The 82-foot vessel with 70 tonnes of bollard pull advances Crowley and the maritime industry’s efforts toward sustainability and decarbonisation. Over the first 10 years of its use, the operation of the new eTug will reduce 178 tonnes of nitrogen oxide (NOx), 2.5 tonnes of diesel particulate matter, and 3,100 metric tonnes of carbon dioxide (CO2) versus a conventional tug.
The electric tug will replace one that consumes more than 30,000 gallons of diesel per year. The eTug will operate at the Port of San Diego’s Tenth Avenue Marine Terminal and will be operational by mid-2023.
“The eWolf represents everything Crowley stands for: innovation, sustainability and performance. With this ground-breaking tug design, our team continues to embrace our role as leaders in the maritime industry while providing our customers with innovative and sustainable solutions done right,” said company Chairman and CEO Tom Crowley.
The eTug will be built by Master Boat Builders in Coden, Ala., utilising the design and on-site construction management by Crowley Engineering Services and its recently integrated Jensen Maritime naval architecture and marine engineering group. The eTug’s battery system will be charged at a specially designed, shoreside station developed with Cochran Marine.
“Crowley’s first-of-its-kind electric tugboat is a game changer. It checks all the boxes by providing environmental, economic, and operational benefits for our communities and maritime industry,” said Chairman Michael Zucchet of the Port of San Diego Board of Port Commissioners.
The eWolf will feature a design that allows the vessel to operate fully electric with full performance capabilities – and zero carbon emissions and will feature a fully integrated electrical package provided by ABB. With 360-degree visibility, the eTug will also feature ABB’s artificial intelligence technology (AI) to increase safety and efficiency for mariners and provide sustainable performance with the reliability customers demand.
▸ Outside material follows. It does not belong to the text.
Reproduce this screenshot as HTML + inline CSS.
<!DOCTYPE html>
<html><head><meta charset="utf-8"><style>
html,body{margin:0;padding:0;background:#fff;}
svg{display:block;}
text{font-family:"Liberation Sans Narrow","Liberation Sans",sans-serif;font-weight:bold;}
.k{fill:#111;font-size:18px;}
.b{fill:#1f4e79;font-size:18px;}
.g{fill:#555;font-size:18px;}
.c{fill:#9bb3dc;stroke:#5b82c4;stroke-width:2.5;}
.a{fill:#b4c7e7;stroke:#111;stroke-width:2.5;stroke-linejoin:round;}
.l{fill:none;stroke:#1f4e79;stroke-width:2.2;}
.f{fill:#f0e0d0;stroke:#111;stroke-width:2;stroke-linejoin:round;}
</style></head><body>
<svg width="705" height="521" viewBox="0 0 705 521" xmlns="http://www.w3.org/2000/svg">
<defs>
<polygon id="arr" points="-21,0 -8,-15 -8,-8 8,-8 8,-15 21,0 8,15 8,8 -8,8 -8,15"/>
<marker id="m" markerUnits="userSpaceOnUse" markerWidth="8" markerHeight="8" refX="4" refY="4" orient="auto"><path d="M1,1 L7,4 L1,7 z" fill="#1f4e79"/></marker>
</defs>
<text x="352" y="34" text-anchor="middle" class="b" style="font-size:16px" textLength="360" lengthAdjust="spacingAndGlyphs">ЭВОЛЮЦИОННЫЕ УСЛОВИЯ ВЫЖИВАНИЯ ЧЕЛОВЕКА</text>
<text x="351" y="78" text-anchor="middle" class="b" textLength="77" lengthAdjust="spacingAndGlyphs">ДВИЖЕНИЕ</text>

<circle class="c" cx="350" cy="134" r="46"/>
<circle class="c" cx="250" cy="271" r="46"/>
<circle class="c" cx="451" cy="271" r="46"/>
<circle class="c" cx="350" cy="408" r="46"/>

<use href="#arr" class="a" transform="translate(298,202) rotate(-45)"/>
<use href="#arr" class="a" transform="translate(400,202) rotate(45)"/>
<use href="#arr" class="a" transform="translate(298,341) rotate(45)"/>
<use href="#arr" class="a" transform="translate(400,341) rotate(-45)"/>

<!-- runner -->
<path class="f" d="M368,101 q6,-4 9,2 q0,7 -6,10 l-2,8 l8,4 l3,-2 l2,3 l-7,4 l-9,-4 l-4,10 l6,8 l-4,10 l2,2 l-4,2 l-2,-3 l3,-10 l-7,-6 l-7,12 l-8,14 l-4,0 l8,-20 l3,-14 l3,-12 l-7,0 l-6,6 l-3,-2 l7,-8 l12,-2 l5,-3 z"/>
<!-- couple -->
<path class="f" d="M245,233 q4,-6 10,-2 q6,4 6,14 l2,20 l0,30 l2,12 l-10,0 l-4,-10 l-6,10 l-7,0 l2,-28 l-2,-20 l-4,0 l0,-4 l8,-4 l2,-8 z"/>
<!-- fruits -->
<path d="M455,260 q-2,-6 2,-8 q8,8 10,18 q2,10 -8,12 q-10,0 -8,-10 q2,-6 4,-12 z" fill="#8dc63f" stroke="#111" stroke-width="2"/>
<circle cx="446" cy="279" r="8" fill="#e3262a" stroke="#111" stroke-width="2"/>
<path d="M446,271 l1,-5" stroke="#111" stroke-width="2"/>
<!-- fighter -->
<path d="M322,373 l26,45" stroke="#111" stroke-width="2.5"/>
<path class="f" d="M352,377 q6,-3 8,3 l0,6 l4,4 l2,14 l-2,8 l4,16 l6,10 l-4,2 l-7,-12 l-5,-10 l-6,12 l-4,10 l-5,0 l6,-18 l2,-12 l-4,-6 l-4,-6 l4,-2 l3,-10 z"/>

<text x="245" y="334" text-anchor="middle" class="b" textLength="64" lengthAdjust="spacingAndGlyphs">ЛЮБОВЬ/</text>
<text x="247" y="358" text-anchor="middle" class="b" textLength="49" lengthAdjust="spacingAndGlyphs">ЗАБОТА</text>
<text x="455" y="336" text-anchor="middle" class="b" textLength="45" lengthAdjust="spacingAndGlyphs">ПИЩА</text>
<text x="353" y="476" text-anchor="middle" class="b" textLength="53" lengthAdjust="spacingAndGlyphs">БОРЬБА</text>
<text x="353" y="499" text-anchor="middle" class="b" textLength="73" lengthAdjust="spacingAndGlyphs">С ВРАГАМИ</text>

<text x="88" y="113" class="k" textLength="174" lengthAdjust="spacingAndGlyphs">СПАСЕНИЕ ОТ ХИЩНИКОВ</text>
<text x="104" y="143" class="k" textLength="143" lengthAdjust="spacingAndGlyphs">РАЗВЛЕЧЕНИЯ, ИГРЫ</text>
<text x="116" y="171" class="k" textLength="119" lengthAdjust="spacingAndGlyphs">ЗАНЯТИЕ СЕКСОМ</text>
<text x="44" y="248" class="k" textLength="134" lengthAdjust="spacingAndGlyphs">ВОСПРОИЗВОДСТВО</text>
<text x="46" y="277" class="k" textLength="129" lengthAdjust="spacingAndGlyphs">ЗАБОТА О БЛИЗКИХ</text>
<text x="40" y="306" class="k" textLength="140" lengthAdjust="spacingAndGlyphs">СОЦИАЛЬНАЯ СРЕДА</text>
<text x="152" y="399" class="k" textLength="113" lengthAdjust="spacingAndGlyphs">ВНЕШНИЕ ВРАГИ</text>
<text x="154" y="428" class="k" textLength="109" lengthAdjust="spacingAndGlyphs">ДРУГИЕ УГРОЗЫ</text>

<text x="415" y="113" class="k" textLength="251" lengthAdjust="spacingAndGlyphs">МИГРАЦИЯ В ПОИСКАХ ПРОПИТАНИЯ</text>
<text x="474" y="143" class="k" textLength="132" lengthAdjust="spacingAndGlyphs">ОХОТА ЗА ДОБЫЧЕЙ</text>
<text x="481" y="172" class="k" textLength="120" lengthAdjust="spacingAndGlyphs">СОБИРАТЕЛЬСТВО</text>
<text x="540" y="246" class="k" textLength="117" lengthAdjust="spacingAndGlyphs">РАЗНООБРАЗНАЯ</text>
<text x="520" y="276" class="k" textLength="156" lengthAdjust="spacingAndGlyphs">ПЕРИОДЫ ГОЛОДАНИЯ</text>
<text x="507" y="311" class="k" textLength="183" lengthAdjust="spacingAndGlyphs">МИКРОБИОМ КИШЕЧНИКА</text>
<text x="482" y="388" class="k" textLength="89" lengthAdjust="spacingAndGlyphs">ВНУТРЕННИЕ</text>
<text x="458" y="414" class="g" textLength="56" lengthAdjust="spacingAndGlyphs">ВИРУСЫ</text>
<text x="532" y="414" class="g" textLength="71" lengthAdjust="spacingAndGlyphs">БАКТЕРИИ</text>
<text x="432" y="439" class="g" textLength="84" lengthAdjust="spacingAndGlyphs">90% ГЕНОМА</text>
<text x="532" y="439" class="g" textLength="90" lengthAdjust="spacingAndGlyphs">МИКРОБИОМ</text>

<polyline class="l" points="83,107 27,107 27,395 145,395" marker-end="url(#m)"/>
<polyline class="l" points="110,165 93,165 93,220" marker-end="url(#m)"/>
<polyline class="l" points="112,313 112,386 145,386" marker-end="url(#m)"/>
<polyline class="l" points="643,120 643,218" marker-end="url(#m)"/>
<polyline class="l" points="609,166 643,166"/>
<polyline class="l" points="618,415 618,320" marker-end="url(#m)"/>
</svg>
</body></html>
“Our dedicated shipbuilding employees are proud to be working with Crowley to lead innovation with the construction of this first-of-its-kind tugboat,” said Garrett Rice, president of Master Boat Builders. “This vessel will set a standard in the US maritime industry for sustainability and performance, and its zero-emissions capability and autonomous technology will benefit the environment and the safety of mariners and vessels.”
The eTug will be a result of partnership among Crowley, the San Diego County Air Pollution Control District, the California Air Resources Board, the Port of San Diego, the US Environmental Protection Agency and the US Maritime Administration, which all provided financial support and other resources.